## EXERCISE DIRECTIONS
Everything from the opening line of the records below through the line with "return (x - L) / PW" must be duplicated exactly, pictures left out.
----------
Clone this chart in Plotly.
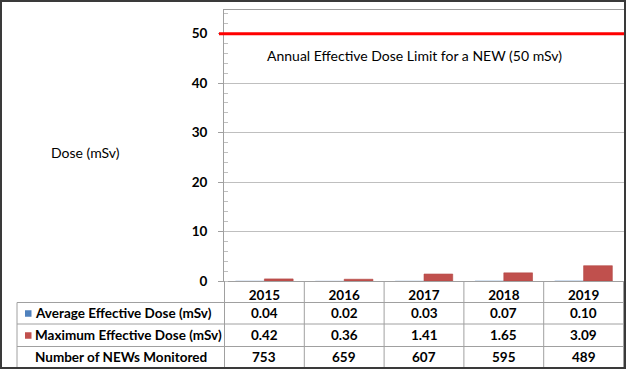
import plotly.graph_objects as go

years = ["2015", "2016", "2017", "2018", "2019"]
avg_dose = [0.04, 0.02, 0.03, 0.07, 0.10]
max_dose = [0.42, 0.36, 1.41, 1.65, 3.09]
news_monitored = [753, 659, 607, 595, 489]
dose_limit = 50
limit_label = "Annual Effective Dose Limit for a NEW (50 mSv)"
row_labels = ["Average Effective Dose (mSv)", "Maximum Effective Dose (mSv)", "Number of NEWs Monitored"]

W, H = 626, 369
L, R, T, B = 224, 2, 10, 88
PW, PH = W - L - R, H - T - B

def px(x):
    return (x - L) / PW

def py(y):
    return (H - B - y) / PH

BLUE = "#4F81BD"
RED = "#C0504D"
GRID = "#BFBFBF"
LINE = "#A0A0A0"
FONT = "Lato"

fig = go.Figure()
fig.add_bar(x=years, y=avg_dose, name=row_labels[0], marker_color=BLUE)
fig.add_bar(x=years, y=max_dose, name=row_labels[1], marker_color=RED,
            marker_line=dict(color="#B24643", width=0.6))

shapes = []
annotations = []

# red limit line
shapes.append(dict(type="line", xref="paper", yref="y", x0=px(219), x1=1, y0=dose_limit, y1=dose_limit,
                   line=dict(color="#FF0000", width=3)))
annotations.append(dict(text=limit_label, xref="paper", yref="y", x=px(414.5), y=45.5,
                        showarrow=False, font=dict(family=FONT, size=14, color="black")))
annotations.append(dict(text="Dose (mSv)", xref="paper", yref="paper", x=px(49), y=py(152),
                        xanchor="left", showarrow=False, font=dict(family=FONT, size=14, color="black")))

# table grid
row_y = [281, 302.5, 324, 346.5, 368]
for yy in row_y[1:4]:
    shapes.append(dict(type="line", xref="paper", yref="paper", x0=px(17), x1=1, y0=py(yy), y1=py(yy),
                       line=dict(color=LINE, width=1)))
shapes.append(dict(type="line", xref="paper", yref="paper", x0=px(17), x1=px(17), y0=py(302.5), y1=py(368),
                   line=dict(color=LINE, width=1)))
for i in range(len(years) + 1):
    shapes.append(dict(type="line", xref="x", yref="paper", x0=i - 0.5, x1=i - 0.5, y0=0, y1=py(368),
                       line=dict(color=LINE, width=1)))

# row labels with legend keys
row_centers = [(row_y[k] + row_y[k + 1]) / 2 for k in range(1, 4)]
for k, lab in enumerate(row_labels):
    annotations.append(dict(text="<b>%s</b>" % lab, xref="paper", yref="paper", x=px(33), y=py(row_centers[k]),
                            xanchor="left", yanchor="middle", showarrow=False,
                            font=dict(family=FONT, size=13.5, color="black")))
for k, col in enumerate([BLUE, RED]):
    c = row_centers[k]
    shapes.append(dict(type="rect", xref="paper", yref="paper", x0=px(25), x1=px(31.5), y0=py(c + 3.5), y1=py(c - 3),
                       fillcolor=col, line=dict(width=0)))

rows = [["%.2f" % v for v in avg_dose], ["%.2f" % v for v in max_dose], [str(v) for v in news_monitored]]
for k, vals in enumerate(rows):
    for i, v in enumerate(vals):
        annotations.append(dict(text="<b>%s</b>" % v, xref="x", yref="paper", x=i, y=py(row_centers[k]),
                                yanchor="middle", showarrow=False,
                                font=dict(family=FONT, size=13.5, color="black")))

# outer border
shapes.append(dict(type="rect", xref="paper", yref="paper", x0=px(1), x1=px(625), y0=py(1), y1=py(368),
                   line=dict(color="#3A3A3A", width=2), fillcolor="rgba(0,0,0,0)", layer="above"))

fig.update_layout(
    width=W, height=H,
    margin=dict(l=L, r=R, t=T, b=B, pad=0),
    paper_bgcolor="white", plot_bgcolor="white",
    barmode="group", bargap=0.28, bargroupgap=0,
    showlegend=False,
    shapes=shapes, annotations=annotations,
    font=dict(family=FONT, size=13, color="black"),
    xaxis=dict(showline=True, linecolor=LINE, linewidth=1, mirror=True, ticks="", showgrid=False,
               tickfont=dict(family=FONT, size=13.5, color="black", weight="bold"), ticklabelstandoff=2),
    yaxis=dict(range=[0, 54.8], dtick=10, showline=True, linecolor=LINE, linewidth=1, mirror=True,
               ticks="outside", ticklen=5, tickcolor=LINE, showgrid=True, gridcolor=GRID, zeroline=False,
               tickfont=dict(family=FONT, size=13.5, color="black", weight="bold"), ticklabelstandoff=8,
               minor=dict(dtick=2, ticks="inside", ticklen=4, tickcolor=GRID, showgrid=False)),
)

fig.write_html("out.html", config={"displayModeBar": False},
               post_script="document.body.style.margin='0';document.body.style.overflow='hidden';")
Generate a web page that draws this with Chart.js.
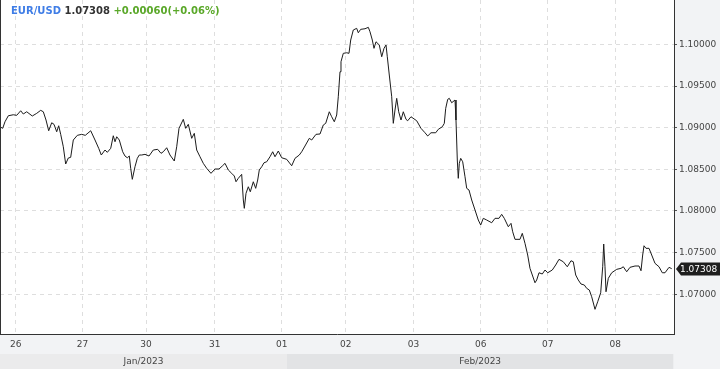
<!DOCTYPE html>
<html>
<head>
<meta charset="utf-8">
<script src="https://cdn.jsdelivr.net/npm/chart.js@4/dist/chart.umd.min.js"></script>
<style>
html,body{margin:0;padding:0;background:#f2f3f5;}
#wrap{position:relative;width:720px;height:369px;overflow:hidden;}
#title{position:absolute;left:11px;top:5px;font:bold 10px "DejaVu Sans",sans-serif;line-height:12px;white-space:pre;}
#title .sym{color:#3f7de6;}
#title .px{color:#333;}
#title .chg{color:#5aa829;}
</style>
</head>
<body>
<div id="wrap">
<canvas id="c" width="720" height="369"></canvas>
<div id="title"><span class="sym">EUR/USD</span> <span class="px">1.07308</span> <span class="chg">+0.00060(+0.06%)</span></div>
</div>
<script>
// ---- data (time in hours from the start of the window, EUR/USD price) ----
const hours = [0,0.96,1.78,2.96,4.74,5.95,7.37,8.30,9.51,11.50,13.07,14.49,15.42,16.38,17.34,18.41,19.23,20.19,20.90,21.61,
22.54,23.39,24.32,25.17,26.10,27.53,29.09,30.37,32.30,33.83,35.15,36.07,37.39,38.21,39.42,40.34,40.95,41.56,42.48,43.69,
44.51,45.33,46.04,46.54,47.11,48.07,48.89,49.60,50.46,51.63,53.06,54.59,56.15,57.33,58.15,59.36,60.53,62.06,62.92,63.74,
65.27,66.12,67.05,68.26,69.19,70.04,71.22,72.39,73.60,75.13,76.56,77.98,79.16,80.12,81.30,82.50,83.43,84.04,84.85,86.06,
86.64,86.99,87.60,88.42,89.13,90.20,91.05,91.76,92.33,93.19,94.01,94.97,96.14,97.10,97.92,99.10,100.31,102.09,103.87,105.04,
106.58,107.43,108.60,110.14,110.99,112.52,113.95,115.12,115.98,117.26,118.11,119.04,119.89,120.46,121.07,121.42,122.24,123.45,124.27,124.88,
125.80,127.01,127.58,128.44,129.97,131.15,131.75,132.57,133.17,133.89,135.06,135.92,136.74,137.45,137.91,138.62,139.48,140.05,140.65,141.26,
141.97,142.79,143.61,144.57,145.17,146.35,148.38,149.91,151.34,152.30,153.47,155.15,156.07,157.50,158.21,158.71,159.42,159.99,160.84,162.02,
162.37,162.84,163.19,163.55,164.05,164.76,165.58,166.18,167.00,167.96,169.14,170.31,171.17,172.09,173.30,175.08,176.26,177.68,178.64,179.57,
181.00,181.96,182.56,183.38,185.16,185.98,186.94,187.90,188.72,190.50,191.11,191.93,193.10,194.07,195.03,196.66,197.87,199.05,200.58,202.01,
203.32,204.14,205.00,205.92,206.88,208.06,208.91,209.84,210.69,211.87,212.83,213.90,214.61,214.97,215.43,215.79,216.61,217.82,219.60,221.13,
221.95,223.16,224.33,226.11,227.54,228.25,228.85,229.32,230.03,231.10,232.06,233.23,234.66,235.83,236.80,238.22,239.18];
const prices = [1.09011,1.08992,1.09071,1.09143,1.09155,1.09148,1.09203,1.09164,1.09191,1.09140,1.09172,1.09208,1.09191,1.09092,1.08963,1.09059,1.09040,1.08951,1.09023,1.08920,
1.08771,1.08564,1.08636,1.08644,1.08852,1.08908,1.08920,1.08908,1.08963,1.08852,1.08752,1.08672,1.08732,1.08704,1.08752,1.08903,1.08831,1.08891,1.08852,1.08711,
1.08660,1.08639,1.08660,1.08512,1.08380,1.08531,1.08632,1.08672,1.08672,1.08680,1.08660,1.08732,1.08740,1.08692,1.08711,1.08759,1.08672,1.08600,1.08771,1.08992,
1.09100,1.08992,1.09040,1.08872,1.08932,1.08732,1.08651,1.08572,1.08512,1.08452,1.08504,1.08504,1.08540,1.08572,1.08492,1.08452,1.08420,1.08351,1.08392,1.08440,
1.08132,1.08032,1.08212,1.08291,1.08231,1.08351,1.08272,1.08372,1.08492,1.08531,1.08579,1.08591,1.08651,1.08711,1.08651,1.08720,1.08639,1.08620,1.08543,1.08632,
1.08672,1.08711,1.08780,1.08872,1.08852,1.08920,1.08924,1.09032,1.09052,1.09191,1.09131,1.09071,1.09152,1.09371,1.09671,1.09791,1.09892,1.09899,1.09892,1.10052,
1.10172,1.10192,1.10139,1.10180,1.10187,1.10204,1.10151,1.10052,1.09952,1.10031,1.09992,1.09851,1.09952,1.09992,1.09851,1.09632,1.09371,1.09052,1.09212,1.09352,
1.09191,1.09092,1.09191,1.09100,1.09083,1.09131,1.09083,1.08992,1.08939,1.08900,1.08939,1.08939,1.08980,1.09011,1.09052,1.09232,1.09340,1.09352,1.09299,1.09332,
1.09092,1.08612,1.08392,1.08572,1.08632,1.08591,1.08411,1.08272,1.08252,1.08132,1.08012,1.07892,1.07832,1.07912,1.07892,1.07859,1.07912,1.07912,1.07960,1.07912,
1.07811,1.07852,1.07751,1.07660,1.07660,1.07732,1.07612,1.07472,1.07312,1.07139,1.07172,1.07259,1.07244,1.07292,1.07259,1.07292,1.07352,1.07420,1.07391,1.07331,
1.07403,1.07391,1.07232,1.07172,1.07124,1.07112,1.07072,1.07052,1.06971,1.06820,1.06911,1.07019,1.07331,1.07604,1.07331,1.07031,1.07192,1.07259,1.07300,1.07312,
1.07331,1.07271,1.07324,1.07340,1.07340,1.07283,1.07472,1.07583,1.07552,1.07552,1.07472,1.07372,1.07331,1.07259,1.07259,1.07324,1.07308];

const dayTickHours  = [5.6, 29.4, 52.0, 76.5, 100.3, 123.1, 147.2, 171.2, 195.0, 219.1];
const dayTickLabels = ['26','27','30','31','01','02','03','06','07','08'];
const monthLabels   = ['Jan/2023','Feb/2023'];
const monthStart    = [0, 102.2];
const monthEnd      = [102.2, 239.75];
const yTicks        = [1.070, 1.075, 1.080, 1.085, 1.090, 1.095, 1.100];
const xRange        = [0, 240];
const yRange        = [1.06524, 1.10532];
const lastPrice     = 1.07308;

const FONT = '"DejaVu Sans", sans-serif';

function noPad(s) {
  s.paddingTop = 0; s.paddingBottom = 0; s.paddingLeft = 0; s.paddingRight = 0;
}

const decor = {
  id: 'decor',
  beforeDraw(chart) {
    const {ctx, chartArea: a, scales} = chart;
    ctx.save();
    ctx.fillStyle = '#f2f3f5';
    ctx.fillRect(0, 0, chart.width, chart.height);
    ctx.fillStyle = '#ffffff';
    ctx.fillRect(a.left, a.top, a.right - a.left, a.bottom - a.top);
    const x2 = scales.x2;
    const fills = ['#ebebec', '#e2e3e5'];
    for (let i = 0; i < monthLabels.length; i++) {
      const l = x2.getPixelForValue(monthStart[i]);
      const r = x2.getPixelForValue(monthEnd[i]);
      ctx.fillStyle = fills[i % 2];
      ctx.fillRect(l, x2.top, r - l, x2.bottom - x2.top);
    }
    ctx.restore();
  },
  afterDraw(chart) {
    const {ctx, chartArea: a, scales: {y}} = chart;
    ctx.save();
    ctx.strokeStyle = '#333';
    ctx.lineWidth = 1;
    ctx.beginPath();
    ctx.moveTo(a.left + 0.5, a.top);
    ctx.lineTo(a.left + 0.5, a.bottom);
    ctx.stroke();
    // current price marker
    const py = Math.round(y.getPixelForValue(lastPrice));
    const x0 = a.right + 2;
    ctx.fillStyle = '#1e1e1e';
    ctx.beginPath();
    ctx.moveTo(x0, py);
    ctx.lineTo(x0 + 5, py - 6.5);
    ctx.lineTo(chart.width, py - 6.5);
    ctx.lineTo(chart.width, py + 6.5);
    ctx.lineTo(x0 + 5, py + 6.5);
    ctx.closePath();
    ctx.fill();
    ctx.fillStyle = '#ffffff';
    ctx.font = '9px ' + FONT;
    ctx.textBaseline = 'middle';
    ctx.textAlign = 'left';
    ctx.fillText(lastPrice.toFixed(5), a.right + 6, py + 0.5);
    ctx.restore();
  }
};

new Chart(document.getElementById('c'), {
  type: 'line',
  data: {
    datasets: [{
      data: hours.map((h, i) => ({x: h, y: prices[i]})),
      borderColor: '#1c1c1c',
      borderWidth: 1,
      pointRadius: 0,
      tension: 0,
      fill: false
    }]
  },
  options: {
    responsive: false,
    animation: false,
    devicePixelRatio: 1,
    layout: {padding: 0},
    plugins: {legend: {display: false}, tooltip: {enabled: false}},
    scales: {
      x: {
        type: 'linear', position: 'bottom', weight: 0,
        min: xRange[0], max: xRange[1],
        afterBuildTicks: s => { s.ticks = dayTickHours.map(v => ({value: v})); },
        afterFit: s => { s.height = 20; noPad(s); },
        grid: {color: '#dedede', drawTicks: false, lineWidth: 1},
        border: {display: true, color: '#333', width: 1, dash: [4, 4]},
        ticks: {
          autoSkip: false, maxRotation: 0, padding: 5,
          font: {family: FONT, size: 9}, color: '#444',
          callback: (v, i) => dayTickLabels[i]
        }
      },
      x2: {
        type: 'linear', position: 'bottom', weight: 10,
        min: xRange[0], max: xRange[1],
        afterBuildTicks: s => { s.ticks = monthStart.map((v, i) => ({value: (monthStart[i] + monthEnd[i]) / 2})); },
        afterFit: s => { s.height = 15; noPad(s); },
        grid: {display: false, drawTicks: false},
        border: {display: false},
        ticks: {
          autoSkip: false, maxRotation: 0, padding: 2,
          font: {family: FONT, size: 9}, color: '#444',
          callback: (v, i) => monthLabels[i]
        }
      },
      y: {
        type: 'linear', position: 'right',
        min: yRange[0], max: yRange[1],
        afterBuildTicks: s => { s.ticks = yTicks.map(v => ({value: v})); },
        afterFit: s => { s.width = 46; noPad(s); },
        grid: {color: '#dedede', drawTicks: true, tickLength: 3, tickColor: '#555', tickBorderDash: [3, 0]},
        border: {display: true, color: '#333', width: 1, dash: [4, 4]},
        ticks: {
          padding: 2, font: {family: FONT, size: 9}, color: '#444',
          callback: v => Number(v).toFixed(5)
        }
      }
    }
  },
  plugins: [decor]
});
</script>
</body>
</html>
----------
## ANSWER FOR THIS EXERCISE
Clone this chart in Plotly.
import plotly.graph_objects as go

years = ["2015", "2016", "2017", "2018", "2019"]
avg_dose = [0.04, 0.02, 0.03, 0.07, 0.10]
max_dose = [0.42, 0.36, 1.41, 1.65, 3.09]
news_monitored = [753, 659, 607, 595, 489]
dose_limit = 50
limit_label = "Annual Effective Dose Limit for a NEW (50 mSv)"
row_labels = ["Average Effective Dose (mSv)", "Maximum Effective Dose (mSv)", "Number of NEWs Monitored"]

W, H = 626, 369
L, R, T, B = 224, 2, 10, 88
PW, PH = W - L - R, H - T - B

def px(x):
    return (x - L) / PW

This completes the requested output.